Basque and Catalan culture will light up city streets when the Auckland Arts Festival celebrates its 10th anniversary next month.
Spanish company Deabru Beltzak will stage Les Tambours de Feu/The Drums of Fire — four free outdoor processions incorporating drumming and fireworks where costumed performers lead the public through streets and laneways. Performed around the world, it's been described as pulsating interactive street theatre.
AAF's new artistic director, Jonathan Bielski, wanted to bring to Auckland a spectacular free fireworks event that alluded to the region's volcanic heritage. Large-scale fireworks shows, like Groupe F's Auckland War Memorial Museum displays, have become a hallmark of the festival.
Bielski opted for The Drums of Fire which he describes as more anarchic and unlike anything seen in Auckland before.
"I was thinking about what to do to mark our 10th anniversary and I knew I wanted it to be a big crazy sort of street theatre performance that everyone could take part in," he says.
"I'd seen Drums of Fire several times, and met the company members around and about, so I asked if they wanted to come to New Zealand.

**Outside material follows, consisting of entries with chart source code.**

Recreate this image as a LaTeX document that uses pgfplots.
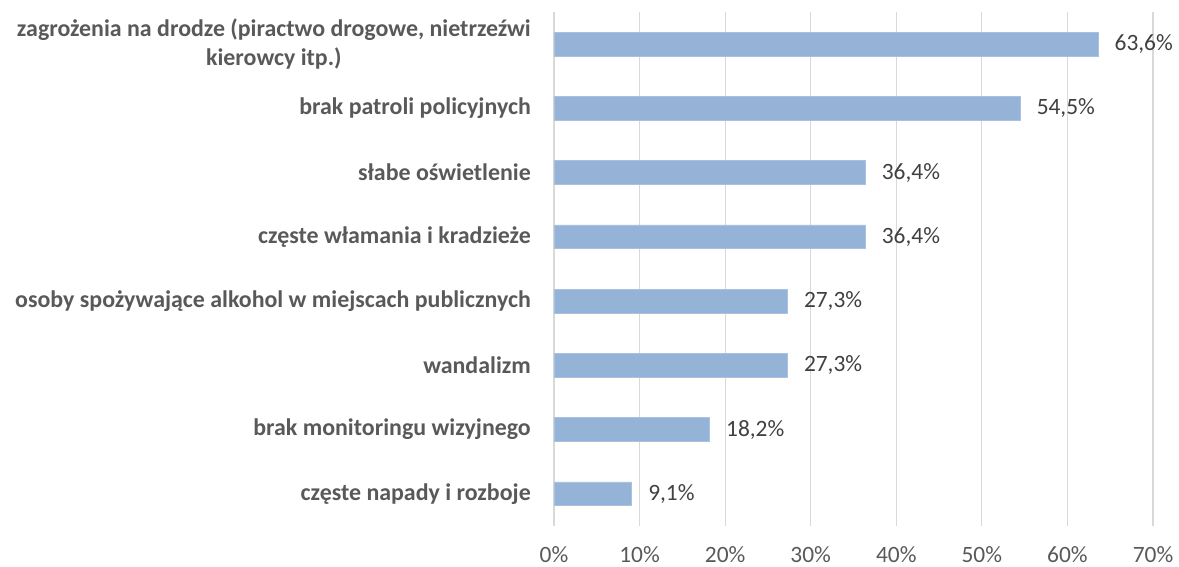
\documentclass[border=0pt]{standalone}
\usepackage{pgfplots}
\pgfplotsset{compat=1.18}
\usepackage{fontspec}
\setmainfont{Carlito}
\definecolor{barblue}{HTML}{95B3D7}
\definecolor{gridgray}{HTML}{D9D9D9}
\definecolor{labgray}{HTML}{595959}
\definecolor{valgray}{HTML}{404040}
\begin{document}
\begin{tikzpicture}
\begin{axis}[
  scale only axis,
  width=599bp, height=514bp,
  xbar,
  xmin=0, xmax=70,
  ymin=-0.5, ymax=7.5,
  bar width=0.37,
  axis line style={draw=none},
  xmajorgrids,
  grid style={gridgray, line width=1.2bp},
  xtick={0,10,...,70},
  xticklabel={\pgfmathprintnumber{\tick}\%},
  xticklabel style={font=\fontsize{23.5}{26}\selectfont, text=labgray, inner sep=0pt, anchor=north, yshift=-20bp},
  /pgf/number format/assume math mode=true,
  major tick length=0pt,
  ytick={0,...,7},
  yticklabels={częste napady i rozboje, brak monitoringu wizyjnego, wandalizm, osoby spożywające alkohol w miejscach publicznych, częste włamania i kradzieże, słabe oświetlenie, brak patroli policyjnych, {zagrożenia na drodze (piractwo drogowe, nietrzeźwi\\kierowcy itp.)}},
  yticklabel style={font=\bfseries\fontsize{24}{28.5}\selectfont, text=labgray, align=center, inner sep=0pt, anchor=east, xshift=-23bp},
  nodes near coords={\pgfmathprintnumber[fixed, fixed zerofill, precision=1, use comma]{\pgfplotspointmeta}\%},
  nodes near coords style={font=\fontsize{23.5}{26}\selectfont, text=valgray, anchor=west, inner sep=0pt, xshift=16bp},
  point meta=x,
  clip=false,
]
\addplot[fill=barblue, draw=barblue!80!white, line width=0.8bp] coordinates {
(9.1,0) (18.2,1) (27.3,2) (27.3,3) (36.4,4) (36.4,5) (54.5,6) (63.6,7)};
\end{axis}
\pgfresetboundingbox
\useasboundingbox (-554bp,-41bp) rectangle (625bp,526bp);
\end{tikzpicture}
\end{document}
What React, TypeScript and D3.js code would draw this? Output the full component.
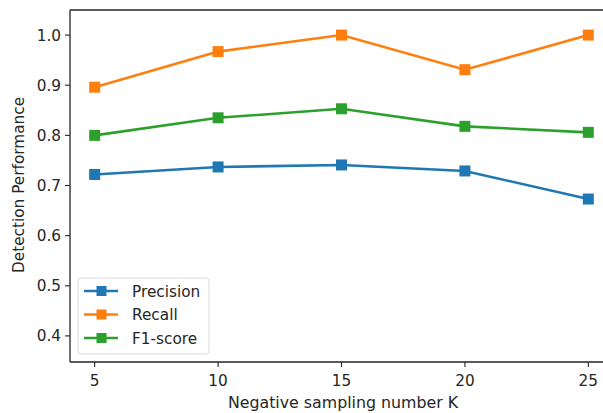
import React, { useEffect, useRef } from 'react';
import * as d3 from 'd3';

const ks = [5, 10, 15, 20, 25];
const precision = [0.722, 0.737, 0.741, 0.729, 0.673];
const recall = [0.896, 0.967, 1.0, 0.931, 1.0];
const f1 = [0.8, 0.835, 0.853, 0.818, 0.806];
const seriesNames = ['Precision', 'Recall', 'F1-score'];
const colors = ['#1f77b4', '#ff7f0e', '#2ca02c'];
const yTicks = [0.4, 0.5, 0.6, 0.7, 0.8, 0.9, 1.0];

const App = () => {
    const ref = useRef<SVGSVGElement>(null);

    useEffect(() => {
        if (!ref.current) return;
        const svg = d3.select(ref.current);
        svg.selectAll('*').remove();

        const left = 70, top = 10, bottom = 362, right = 613;
        const x = d3.scaleLinear().domain([4, 26]).range([left, right]);
        const y = d3.scaleLinear().domain([0.348, 1.05]).range([bottom, top]);
        const font = 'DejaVu Sans, sans-serif';
        const ink = '#262626';
        const fs = 15.3;

        // series
        const all = [precision, recall, f1];
        const line = d3.line<number>().x((_, i) => x(ks[i])).y(d => y(d));
        all.forEach((vals, s) => {
            const g = svg.append('g');
            g.append('path').attr('d', line(vals)).attr('fill', 'none')
                .attr('stroke', colors[s]).attr('stroke-width', 2.6);
            g.selectAll('rect').data(vals).join('rect')
                .attr('x', (_, i) => x(ks[i]) - 5.5).attr('y', d => y(d) - 5.5)
                .attr('width', 11).attr('height', 11).attr('fill', colors[s]);
        });

        // spines
        svg.append('line').attr('x1', left).attr('x2', left).attr('y1', top).attr('y2', bottom)
            .attr('stroke', ink).attr('stroke-width', 1.3);
        svg.append('line').attr('x1', left).attr('x2', right).attr('y1', bottom).attr('y2', bottom)
            .attr('stroke', ink).attr('stroke-width', 1.3);
        svg.append('line').attr('x1', left).attr('x2', right).attr('y1', top).attr('y2', top)
            .attr('stroke', ink).attr('stroke-width', 1.3);

        // x ticks
        ks.forEach(k => {
            svg.append('line').attr('x1', x(k)).attr('x2', x(k)).attr('y1', bottom).attr('y2', bottom + 5)
                .attr('stroke', ink).attr('stroke-width', 1.1);
            svg.append('text').attr('x', x(k)).attr('y', bottom + 24).attr('text-anchor', 'middle')
                .attr('font-family', font).attr('font-size', fs).attr('fill', ink).text(k);
        });
        // y ticks
        yTicks.forEach(t => {
            svg.append('line').attr('x1', left - 5).attr('x2', left).attr('y1', y(t)).attr('y2', y(t))
                .attr('stroke', ink).attr('stroke-width', 1.1);
            svg.append('text').attr('x', left - 9).attr('y', y(t)).attr('dy', '0.36em').attr('text-anchor', 'end')
                .attr('font-family', font).attr('font-size', fs).attr('fill', ink).text(t.toFixed(1));
        });

        svg.append('text').attr('x', 343).attr('y', 408).attr('text-anchor', 'middle')
            .attr('font-family', font).attr('font-size', 15.8).attr('fill', ink).text('Negative sampling number K');
        svg.append('text').attr('transform', `translate(24,185) rotate(-90)`)
            .attr('text-anchor', 'middle').attr('font-family', font).attr('font-size', 15.3).attr('fill', ink)
            .text('Detection Performance');

        // legend
        const lg = svg.append('g').attr('transform', 'translate(78,278)');
        lg.append('rect').attr('width', 131).attr('height', 76).attr('rx', 3)
            .attr('fill', 'white').attr('fill-opacity', 0.8).attr('stroke', '#d9d9d9');
        seriesNames.forEach((n, i) => {
            const cy = 13 + i * 23.5;
            lg.append('line').attr('x1', 6).attr('x2', 40).attr('y1', cy).attr('y2', cy)
                .attr('stroke', colors[i]).attr('stroke-width', 2.6);
            lg.append('rect').attr('x', 18.5).attr('y', cy - 5).attr('width', 10).attr('height', 10).attr('fill', colors[i]);
            lg.append('text').attr('x', 54).attr('y', cy).attr('dy', '0.36em')
                .attr('font-family', font).attr('font-size', fs).attr('fill', ink).text(n);
        });
    }, []);

    return (
        <svg ref={ref} width={603} height={413}
            style={{ position: 'absolute', left: 0, top: 0, background: 'white' }} />
    );
};

export default App;
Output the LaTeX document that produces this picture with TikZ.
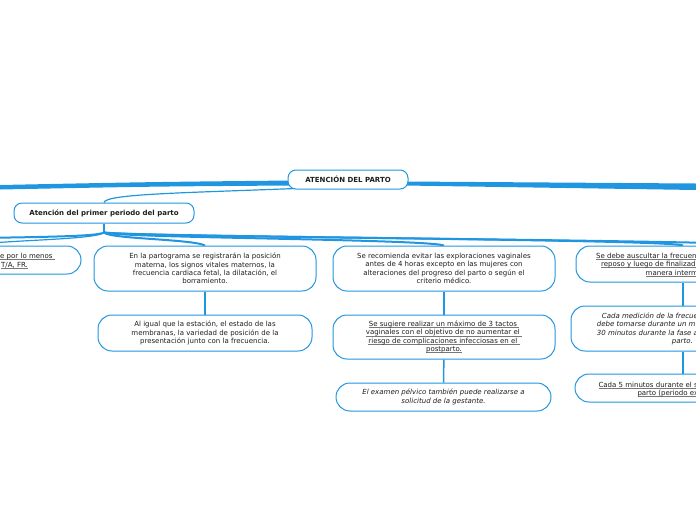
\documentclass[tikz,border=0pt]{standalone}
\usepackage{fontspec}
\setmainfont{DejaVu Sans}
\usetikzlibrary{backgrounds,calc}
\definecolor{bl}{RGB}{33,150,224}
\definecolor{tx}{RGB}{30,30,30}
\definecolor{ulc}{RGB}{120,120,120}
\newcommand{\fs}{\fontsize{7}{8.4}\selectfont}
\newcommand{\myul}[1]{\setbox0\hbox{#1}\rlap{\textcolor{ulc}{\rule[-1.3pt]{\wd0}{0.55pt}}}\box0}
\begin{document}
\begin{tikzpicture}[x=1pt,y=-1pt,
  box/.style={draw=bl, line width=1pt, fill=white, rounded corners=14pt, align=center, font=\fs, text=tx, inner sep=0pt},
  frag/.style={anchor=base west, font=\fs, text=tx, inner sep=0pt},
  link/.style={draw=bl, line width=2pt},
  thin/.style={draw=bl, line width=1.2pt},
  vlink/.style={draw=bl, line width=1.5pt}]
\useasboundingbox (0,0) rectangle (696,520);
\clip (0,0) rectangle (696,520);

% nodes
\node[box, minimum width=120pt, minimum height=19pt, rounded corners=8pt, font=\fs\bfseries] (root) at (348,179.5) {ATENCIÓN DEL PARTO};
\node[box, minimum width=180pt, minimum height=20pt, rounded corners=8pt, font=\fs\bfseries] (n1) at (104,213) {Atención del primer periodo del parto};

\node[box, minimum width=222pt, minimum height=28pt] (nL) at (-30,260) {};
\node[frag] (nLa) at (0,258) {\myul{e por lo menos~}};
\node[frag] (nLb) at (1,267) {\myul{T/A, FR.}};

\node[box, minimum width=222pt, minimum height=45pt] (n2) at (205,268.5) {En la partograma se registrarán la posición\\materna, los signos vitales maternos, la\\frecuencia cardiaca fetal, la dilatación, el\\borramiento.};
\node[box, minimum width=214pt, minimum height=36pt] (n2b) at (205,333) {Al igual que la estación, el estado de las\\membranas, la variedad de posición de la\\presentación junto con la frecuencia.};

\node[box, minimum width=222pt, minimum height=45pt] (n3) at (444,268.5) {Se recomienda evitar las exploraciones vaginales\\antes de 4 horas excepto en las mujeres con\\alteraciones del progreso del parto o según el\\criterio médico.};
\node[box, minimum width=222pt, minimum height=44pt] (n3b) at (444,337) {\myul{Se sugiere realizar un máximo de 3 tactos~}\\\myul{vaginales con el objetivo de no aumentar el~}\\\myul{riesgo de complicaciones infecciosas en el~}\\\myul{postparto.}};
\node[box, minimum width=215pt, minimum height=28pt, font=\fs\itshape] (n3c) at (443.5,397) {El examen pélvico también puede realizarse a\\solicitud de la gestante.};

\node[box, minimum width=214pt, minimum height=36pt] (n4) at (683,264) {};
\node[frag] at (596,258) {\myul{Se debe auscultar la frecuen}};
\node[frag] at (601,266.5) {\myul{reposo y luego de finalizad}};
\node[frag] at (645.5,275.5) {\myul{manera interm}};
\node[box, minimum width=224pt, minimum height=45pt] (n4b) at (683,328.5) {};
\node[frag, font=\fs\itshape] at (601.7,318) {Cada medición de la frecue};
\node[frag, font=\fs\itshape] at (596.7,326.5) {debe tomarse durante un m};
\node[frag, font=\fs\itshape] at (596.7,335) {30 minutos durante la fase a};
\node[frag, font=\fs\itshape] at (671.7,343) {parto.};
\node[box, minimum width=216pt, minimum height=28pt] (n4c) at (683,388) {};
\node[frag] at (598.3,387.3) {\myul{Cada 5 minutos durante el s}};
\node[frag] at (637.3,395.5) {\myul{parto (periodo ex}};

\coordinate (farLa) at (0,185);
\coordinate (farLb) at (0,189.5);
\coordinate (farRa) at (696,183.5);
\coordinate (farRb) at (696,190);
\coordinate (farL) at (-80,239);
\coordinate (farR) at (800,246);

\begin{scope}[on background layer]
\fill[bl] ($(root.west)+(4,1)$) .. controls (150,182) .. (farLa) -- (farLb) .. controls (150,186.5) .. ($(root.west)+(4,6)$) -- cycle;
\fill[bl] ($(root.east)+(-4,2)$) .. controls (550,183) .. (farRa) -- (farRb) .. controls (550,187) .. ($(root.east)+(-4,6)$) -- cycle;
\draw[thin] ($(root.south west)+(8,-1)$) .. controls (180,193) and (106,194) .. (n1.north);
\draw[vlink] (n1.south) -- ++(0,9) coordinate (hub);
\draw[link] (hub) .. controls (110,239) and (192,239) .. (n2.north);
\draw[link] (hub) .. controls (120,238) and (425,239) .. (n3.north);
\draw[link] (hub) .. controls (130,237) and (665,239) .. (n4.north);
\draw[link] (hub) .. controls (140,237) and (720,240) .. (farR);
\draw[link] (hub) .. controls (96,237) and (30,237) .. (farL);
\draw[thin] (hub) .. controls (96,240) and (0,240) .. (nL.north);
\draw[vlink] (n2) -- (n2b);
\draw[vlink] (n3) -- (n3b);
\draw[vlink] (n3b) -- (n3c);
\draw[vlink] (n4) -- (n4b);
\draw[vlink] (n4b) -- (n4c);
\end{scope}
\end{tikzpicture}
\end{document}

"It's never a case of persuading people to come to New Zealand; people are always immediately excited by the prospect because we might be a little country but we are famous. It then becomes a case of working out the logistics — that's the tricky part."
Each of the four processions — at Aotea Square, Takapuna Beach Reserve, Freyberg Place and Te Wero Island at the Viaduct — start at a set meeting place and participants can join or leave at any point of that night's route.
Deabru Beltzak work closely with health and safety staff to ensure crowd safety while the fireworks and pyrotechnic effects used are not the type to pose injury risks or set surroundings alight.
"You won't be standing there and find glowing embers floating down or anything like that," says Bielski.
The performances descend from two 17th century Spanish celebrations which Deabru Beltzak have rolled into one. In Basque country, there is a long-held tradition called the "day of the witch" where the martyrdom of village witches is remembered by lighting bonfires in local caves.
Deabru Beltzak started holding cave performances in 1996 but after 10 years, these had become so popular that the company took elements of their work, combined it with Catalan festivals of correfoc — the "fire runs" — and hit the road. It's now performed in some 35 countries.
"It's not a running event — we're not talking about anything like Pamplona and the Running of the Bulls — but you do go off into the night being led by performers in strange costumes so it definitely creates an air of excitement and a sense of unpredictability," says Bielski.
"We wanted to gift Auckland with an occasion that would bring the city alive, energise the streets and ignite a celebratory feeling — everything a festival is about."
The Drums of Fire starts each night at 8pm and runs for one hour on March 21, 22, 23 and 25.